2017 was reportedly the biggest ever sales year for Dungeons & Dragons. There are a number of reasons for this, including the resurgence of geek culture, the similarly surging popularity of board games, and – of course – the popularity and success of Critical Role.
I first started watching Critical Role in the beginning of 2016. I know this because when my brother was hospitalised that Spring, the only thing I was capable of doing mentally and emotionally was watching Critical Role. All of it. When I started watching they were on episode 40 or so – it took me several weeks of doing nothing but watching to catch up to live.
Critical Role reminded me of several things during those months. One, that I was still capable of laughing at something. Two, that I loved telling and being part of stories more than anything else in the world. And three, that Dungeons and Dragons made the world better.

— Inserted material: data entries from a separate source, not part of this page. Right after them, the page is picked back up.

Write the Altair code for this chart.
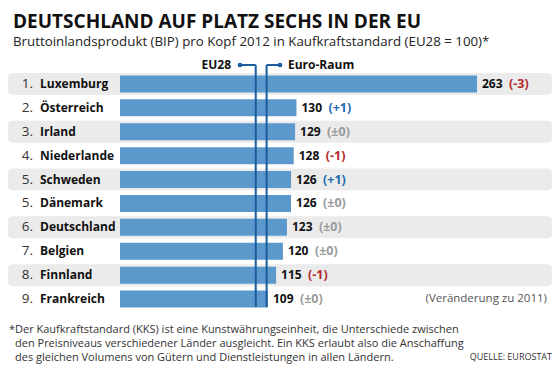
import altair as alt
import pandas as pd

names = ["Luxemburg", "Österreich", "Irland", "Niederlande", "Schweden",
         "Dänemark", "Deutschland", "Belgien", "Finnland", "Frankreich"]
ranks = ["1.", "2.", "3.", "4.", "5.", "5.", "6.", "7.", "8.", "9."]
values = [263, 130, 129, 128, 126, 126, 123, 120, 115, 109]
changes = ["(-3)", "(+1)", "(±0)", "(-1)", "(+1)", "(±0)", "(±0)", "(±0)", "(-1)", "(±0)"]
eu28 = 100
euro_raum = 108

title = "DEUTSCHLAND AUF PLATZ SECHS IN DER EU"
subtitle = "Bruttoinlandsprodukt (BIP) pro Kopf 2012 in Kaufkraftstandard (EU28 = 100)*"
footnote = [
    "Der Kaufkraftstandard (KKS) ist eine Kunstwährungseinheit, die Unterschiede zwischen",
    "den Preisniveaus verschiedener Länder ausgleicht. Ein KKS erlaubt also die Anschaffung",
    "des gleichen Volumens von Gütern und Dienstleistungen in allen Ländern.",
]
source = "QUELLE: EUROSTAT"
change_note = "(Veränderung zu 2011)"

FONT = "Open Sans"

def kind(c):
    if c.startswith("(-"):
        return "neg"
    if c.startswith("(+"):
        return "pos"
    return "zero"

df = pd.DataFrame({
    "name": names, "rank": ranks, "v": values, "change": changes,
    "kind": [kind(c) for c in changes],
    "idx": list(range(len(names))),
})

xs = alt.Scale(domain=[0, 263], range=[112, 469])
ys = alt.Scale(domain=names, range=[64, 303], paddingInner=0, paddingOuter=0)
Y = alt.Y("name:N", scale=ys, axis=None)
X = alt.X("v:Q", scale=xs, axis=None)

base = alt.Chart(df)

bands = base.transform_filter("datum.idx % 2 == 0").mark_bar(
    size=22, color="#ebebeb", cornerRadius=6
).encode(y=Y, x=alt.value(-1), x2=alt.value(545))

bars = base.mark_bar(size=17, color="#5b98cb").encode(
    y=Y, x=alt.X("zero:Q", scale=xs, axis=None), x2="v:Q"
).transform_calculate(zero="0")

rank_txt = base.mark_text(align="right", baseline="middle", font=FONT,
                          fontSize=13.5, color="#333333").encode(
    y=Y, x=alt.value(25), text="rank:N")
name_txt = base.mark_text(align="left", baseline="middle", font=FONT,
                          fontSize=12, fontWeight="bold", color="#111111").encode(
    y=Y, x=alt.value(32), text="name:N")
val_txt = base.mark_text(align="left", baseline="middle", font=FONT, dx=5,
                         fontSize=12, fontWeight="bold", color="#111111").encode(
    y=Y, x=X, text="v:Q")
chg_txt = base.mark_text(align="left", baseline="middle", font=FONT, dx=32,
                         fontSize=12.5, fontWeight="bold").encode(
    y=Y, x=X, text="change:N",
    color=alt.Color("kind:N", scale=alt.Scale(domain=["neg", "pos", "zero"],
                                              range=["#b22a2a", "#1f6cb0", "#9a9a9a"]),
                    legend=None))

ref = pd.DataFrame({"v": [eu28, euro_raum], "label": ["EU28", "Euro-Raum"],
                    "end": [232, 272]})
LINE = "#1a5c9e"
vlines = alt.Chart(ref).mark_rule(color=LINE, strokeWidth=2).encode(
    x=X, y=alt.value(57), y2=alt.value(299))
eu_h = alt.Chart(ref.iloc[[0]]).mark_rule(color=LINE, strokeWidth=2).encode(
    x=X, x2=alt.value(232), y=alt.value(57))
ez_h = alt.Chart(ref.iloc[[1]]).mark_rule(color=LINE, strokeWidth=2).encode(
    x=X, x2=alt.value(272), y=alt.value(57))
dots = alt.Chart(ref).mark_circle(color=LINE, size=22, opacity=1).encode(
    x=alt.X("end:Q", scale=None), y=alt.value(57))
eu_lab = alt.Chart(ref.iloc[[0]]).mark_text(align="right", baseline="middle", font=FONT,
                                          fontSize=12, fontWeight="bold", color="#111").encode(
    x=alt.value(223), y=alt.value(57), text="label:N")
ez_lab = alt.Chart(ref.iloc[[1]]).mark_text(align="left", baseline="middle", font=FONT,
                                          fontSize=12, fontWeight="bold", color="#111").encode(
    x=alt.value(280), y=alt.value(57), text="label:N")

one = pd.DataFrame({"t": [title], "s": [subtitle], "n": [change_note], "q": [source]})
title_txt = alt.Chart(one).mark_text(align="left", baseline="alphabetic", font=FONT,
                                     fontSize=19, fontWeight="bold", color="#111").encode(
    x=alt.value(5), y=alt.value(20), text="t:N")
sub_txt = alt.Chart(one).mark_text(align="left", baseline="alphabetic", font=FONT,
                                   fontSize=13.3, color="#222").encode(
    x=alt.value(5), y=alt.value(38), text="s:N")
note_txt = alt.Chart(one).mark_text(align="right", baseline="middle", font=FONT,
                                    fontSize=11.5, color="#555").encode(
    x=alt.value(539), y=alt.value(291), text="n:N")
src_txt = alt.Chart(one).mark_text(align="right", baseline="alphabetic", font=FONT,
                                   fontSize=9, color="#333").encode(
    x=alt.value(544), y=alt.value(352), text="q:N")

fn = pd.DataFrame({"line": footnote, "i": [0, 1, 2]})
fn_txt = alt.Chart(fn).mark_text(align="left", baseline="alphabetic", font=FONT,
                                 fontSize=11, color="#333").encode(
    x=alt.value(7), y=alt.Y("i:Q", scale=alt.Scale(domain=[0, 2], range=[325, 353]), axis=None),
    text="line:N")
star = alt.Chart(one).mark_text(align="left", baseline="alphabetic", font=FONT,
                                fontSize=11, color="#333").encode(
    x=alt.value(1), y=alt.value(325), text=alt.value("*"))

chart = alt.layer(
    bands, bars, rank_txt, name_txt, val_txt, chg_txt,
    vlines, eu_h, ez_h, dots, eu_lab, ez_lab,
    title_txt, sub_txt, note_txt, src_txt, fn_txt, star,
).resolve_scale(y="independent").properties(
    width=544, height=365, autosize=alt.AutoSizeParams(type="none"), padding=0
).configure_view(stroke=None)

chart.save("out.html", embed_options={"renderer": "svg", "actions": False})
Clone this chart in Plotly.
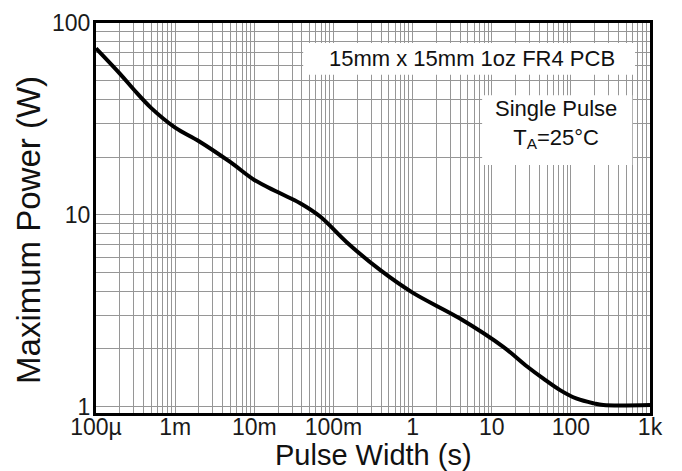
import plotly.graph_objects as go

# ---- data ----
pulse_width_s = [1e-4, 2e-4, 3e-4, 5e-4, 1e-3, 2e-3, 5e-3, 0.01, 0.02, 0.038,
                 0.068, 0.147, 0.388, 1.0, 3.97, 14.0, 28.0, 45.0, 73.0,
                 119.0, 196.0, 257.0, 1000.0]
max_power_w = [73.8, 54.5, 45.0, 36.0, 28.5, 24.2, 18.8, 15.2, 13.1, 11.5,
               9.8, 7.2, 5.16, 3.93, 2.88, 2.05, 1.62, 1.40, 1.22,
               1.10, 1.04, 1.02, 1.02]

x_decades = [1e-4, 1e-3, 1e-2, 1e-1, 1, 10, 100, 1000]
x_tick_labels = ["100µ", "1m", "10m", "100m", "1", "10", "100", "1k"]
y_decades = [1, 10, 100]
y_tick_labels = ["1", "10", "100"]

x_title = "Pulse Width (s)"
y_title = "Maximum Power (W)"
note_board = "15mm x 15mm 1oz FR4 PCB"
note_pulse = "Single Pulse<br>T<sub>A</sub>=25°C"

# ---- build grid ticks (1..9 per decade, labels only on decades) ----
def grid_ticks(decades, labels):
    vals, texts = [], []
    for i, d in enumerate(decades):
        vals.append(d)
        texts.append(labels[i])
        if i < len(decades) - 1:
            for m in range(2, 10):
                vals.append(d * m)
                texts.append("")
    return vals, texts

xv, xt = grid_ticks(x_decades, x_tick_labels)
yv, yt = grid_ticks(y_decades, y_tick_labels)

FONT = "Liberation Sans, Arial, sans-serif"

fig = go.Figure()
fig.add_trace(go.Scatter(
    x=pulse_width_s, y=max_power_w, mode="lines",
    line=dict(color="black", width=4, shape="spline", smoothing=1.0),
    showlegend=False, hoverinfo="skip"))

fig.update_layout(
    width=682, height=471,
    margin=dict(l=96, r=32, t=23, b=58),
    paper_bgcolor="white", plot_bgcolor="white",
    font=dict(family=FONT, color="#111111"),
    xaxis=dict(
        type="log", range=[-4, 3], automargin=False,
        tickmode="array", tickvals=xv, ticktext=xt, tickangle=0,
        showgrid=True, gridcolor="#969696", gridwidth=1,
        showline=True, linecolor="black", linewidth=3, mirror=True,
        ticks="", tickfont=dict(size=23, family=FONT, color="#1a1a1a"),
        zeroline=False,
    ),
    yaxis=dict(
        type="log", range=[-0.033, 2], automargin=False,
        tickmode="array", tickvals=yv, ticktext=yt, tickangle=0,
        showgrid=True, gridcolor="#969696", gridwidth=1,
        showline=True, linecolor="black", linewidth=3, mirror=True,
        ticks="", tickfont=dict(size=23, family=FONT, color="#1a1a1a"),
        zeroline=False,
    ),
    shapes=[
        dict(type="rect", xref="paper", yref="paper", x0=0.374, x1=0.973, y0=0.867, y1=0.949,
             fillcolor="white", line=dict(width=0), layer="above"),
        dict(type="rect", xref="paper", yref="paper", x0=0.697, x1=0.968, y0=0.636, y1=0.815,
             fillcolor="white", line=dict(width=0), layer="above"),
    ],
    annotations=[
        dict(text=note_board, xref="paper", yref="paper", x=0.679, y=0.910,
             xanchor="center", yanchor="middle", showarrow=False,
             font=dict(size=22, family=FONT, color="#111111")),
        dict(text=note_pulse, xref="paper", yref="paper", x=0.830, y=0.742,
             xanchor="center", yanchor="middle", showarrow=False,
             font=dict(size=22, family=FONT, color="#111111")),
        dict(text=x_title, xref="paper", yref="paper", x=0.5, y=-0.108,
             xanchor="center", yanchor="middle", showarrow=False,
             font=dict(size=29, family=FONT, color="#111111")),
        dict(text=y_title, xref="paper", yref="paper", x=-0.123, y=0.469,
             xanchor="center", yanchor="middle", showarrow=False, textangle=-90,
             font=dict(size=33, family=FONT, color="#111111")),
    ],
)

try:
    fig.update_xaxes(ticklabelstandoff=-9)
    fig.update_yaxes(ticklabelstandoff=-2)
except Exception:
    pass

fig.write_html("out.html", post_script="document.body.style.margin='0px';",
               config={"displayModeBar": False})
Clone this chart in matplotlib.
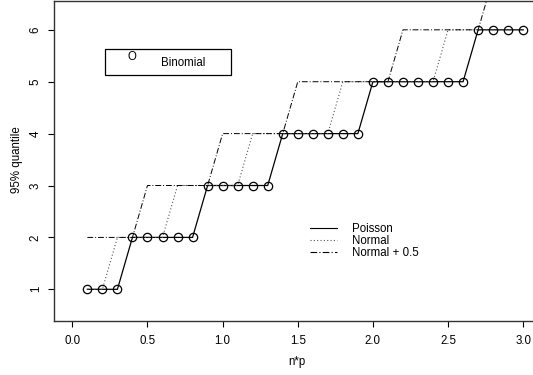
import numpy as np
import matplotlib
matplotlib.use("Agg")
import matplotlib.pyplot as plt
from matplotlib.patches import Rectangle

plt.rcParams['font.family'] = ['Liberation Sans', 'DejaVu Sans']

# n*p values and 95% quantiles
np_vals = [0.1, 0.2, 0.3, 0.4, 0.5, 0.6, 0.7, 0.8, 0.9, 1.0,
           1.1, 1.2, 1.3, 1.4, 1.5, 1.6, 1.7, 1.8, 1.9, 2.0,
           2.1, 2.2, 2.3, 2.4, 2.5, 2.6, 2.7, 2.8, 2.9, 3.0]
binomial = [1, 1, 1, 2, 2, 2, 2, 2, 3, 3,
            3, 3, 3, 4, 4, 4, 4, 4, 4, 5,
            5, 5, 5, 5, 5, 5, 6, 6, 6, 6]
poisson = [1, 1, 1, 2, 2, 2, 2, 2, 3, 3,
           3, 3, 3, 4, 4, 4, 4, 4, 4, 5,
           5, 5, 5, 5, 5, 5, 6, 6, 6, 6]
normal = [1, 1, 2, 2, 2, 2, 3, 3, 3, 3,
          3, 4, 4, 4, 4, 4, 4, 5, 5, 5,
          5, 5, 5, 5, 6, 6, 6, 6, 6, 6]
normal_half = [2, 2, 2, 2, 3, 3, 3, 3, 3, 4,
               4, 4, 4, 4, 5, 5, 5, 5, 5, 5,
               5, 6, 6, 6, 6, 6, 6, 7, 7, 7]

W, H = 533, 375
fig = plt.figure(figsize=(W / 100, H / 100), dpi=100)
# axes box in pixels: left 54, bottom 321 (from top), top 0.5, right beyond the image
ax = fig.add_axes([54.3 / W, (H - 320.7) / H, (545 - 54.3) / W, (320.7 - 0.5) / H])

ax.plot(np_vals, poisson, color='black', lw=0.9, ls='-')
ax.plot(np_vals, normal, color='#555555', lw=0.8, ls=(0, (1, 2)))
ax.plot(np_vals, normal_half, color='black', lw=0.7, ls=(0, (6, 2, 1, 2)))
ax.plot(np_vals, binomial, ls='none', marker='o', ms=6.0, mfc='none',
        mec='black', mew=0.9)

ax.set_xlim(-0.12, (545 - 72.3) / 150.3)
ax.set_ylim(0.395, 6.565)
ax.set_xticks([0.0, 0.5, 1.0, 1.5, 2.0, 2.5, 3.0])
ax.set_xticklabels(['0.0', '0.5', '1.0', '1.5', '2.0', '2.5', '3.0'])
ax.set_yticks([1, 2, 3, 4, 5, 6])
ax.set_yticklabels(['1', '2', '3', '4', '5', '6'], rotation=90, va='center')
ax.tick_params(direction='out', length=4.5, width=0.8, labelsize=8.3, colors='black')
ax.tick_params(axis='x', pad=5.5)
ax.tick_params(axis='y', pad=4.5)
for s in ax.spines.values():
    s.set_linewidth(1.0)
    s.set_color('#333333')

# labels
fig.text(297 / W, 1 - 362 / H, 'n*p', ha='center', va='center', fontsize=8.3)
fig.text(17 / W, 1 - 160 / H, '95% quantile', ha='center', va='center',
         rotation=90, fontsize=8.3)

# boxed legend for Binomial
fig.patches.append(Rectangle((105 / W, 1 - 75 / H), 126 / W, 26 / H,
                             transform=fig.transFigure, fill=False,
                             edgecolor='black', lw=0.9))
fig.text(132 / W, 1 - 57 / H, 'O', ha='center', va='center', fontsize=8.3)
fig.text(161 / W, 1 - 63 / H, 'Binomial', ha='left', va='center', fontsize=8.3)

# line legend without box
leg_rows = [(228, '-', 'black', 'Poisson'),
            (240, (0, (1, 2)), '#555555', 'Normal'),
            (252, (0, (6, 2, 1, 2)), 'black', 'Normal + 0.5')]
for y, ls, c, lab in leg_rows:
    fig.add_artist(plt.Line2D([310 / W, 337 / W], [1 - y / H, 1 - y / H],
                              transform=fig.transFigure, color=c, ls=ls, lw=0.8))
    fig.text(352 / W, 1 - (y + 1) / H, lab, ha='left', va='center', fontsize=8.3)

fig.savefig('out.png', dpi=100)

The internet is a strange beast. It isolates us even as it brings us together. It dehumanises us even as it allows us to share our humanity with one another. Dungeons and Dragons is a bit like that, but without all of the terrible things. Maybe that’s one of the reasons I love it – I can’t exist now without the internet. I end up feeling alone and lost.
So how is it good for us? Well first of all it’s fun, but it’s not just free fun. It’s not like sitting down in front of a film and getting a laugh. To get a laugh in D&D, you put effort in – you make a character and bring it to life, and laugh at the process of doing so. Or if you’re the DM, you create a world and a story and bring it to life, and laugh at the unexpected things your players bring.
This teaches us an important lesson: that you get what you give. But it does this in such a kind and generous way. So often that lesson is taught as “well if you only bothered a little…” – D&D doesn’t do that. It presents before you an opportunity to learn, in a fun environment, what good your effort can bring.
And once you do, you get to create that fun – that story – with your friends. Even if the people you’re gaming with aren’t your friends to begin with, chances are they’ll become them along the way. Because there is nothing as connecting as telling a story collaboratively – which is, fundamentally, what D&D is.
It is this not just when you have a very narrative driven game, but also when you have a very combat-heavy, dungeon-crawling game. Your party might not care about doing accents or really chatting that much other than to plan strategy. That’s still storytelling – your group’s style is just to tell the story of the fight.
For those of us who do go for a more narrative game (even those that have a lot of combat), D&D offers a whole new kind of connection – because you get to explore not just being someone else, but being someone else around other people. You get the complexities of interaction with other people. The unexpectedness.
Critical Role is a fantastic example of this, not only because it has a cast of incredible actors but because over the course of their 100+ episodes in Campaign 1, the characters develop their relationships. I don’t just mean romantic ones, though those happen, too – by the end of it, you know exactly how every single character feels about every other one.
You know that Vax sees Pike as a shining example of what everyone should be; that Keyleth and Percy are best friends who couldn’t be more different; that Scanlan is like the (exceedingly) little brother Grog never had; that Vex loves money so much that she’s willing to marry it. Wait, no – that last one’s wrong. Or is it?
As we develop friendships like this between our characters, they cannot help but enrich our own lives. Because everything our characters feel, we feel. Everything they do, we are in part doing. Yes, we’re separate – we’re not them, we’re never going to be. But we are as connected as our characters become to one another and, so, we cannot help but become closer along the way.
This is the power that a game has to change us as individuals. But it can change a lot more than that.
Because the more we make these connections, put this effort in and tell these stories, the more we come to understand the complexities of one another. The more empathetic and driven and courageous we are. And right now, the world needs a little courage. A little drive. A lot of empathy.
In this way, Dungeons and Dragons is changing the world.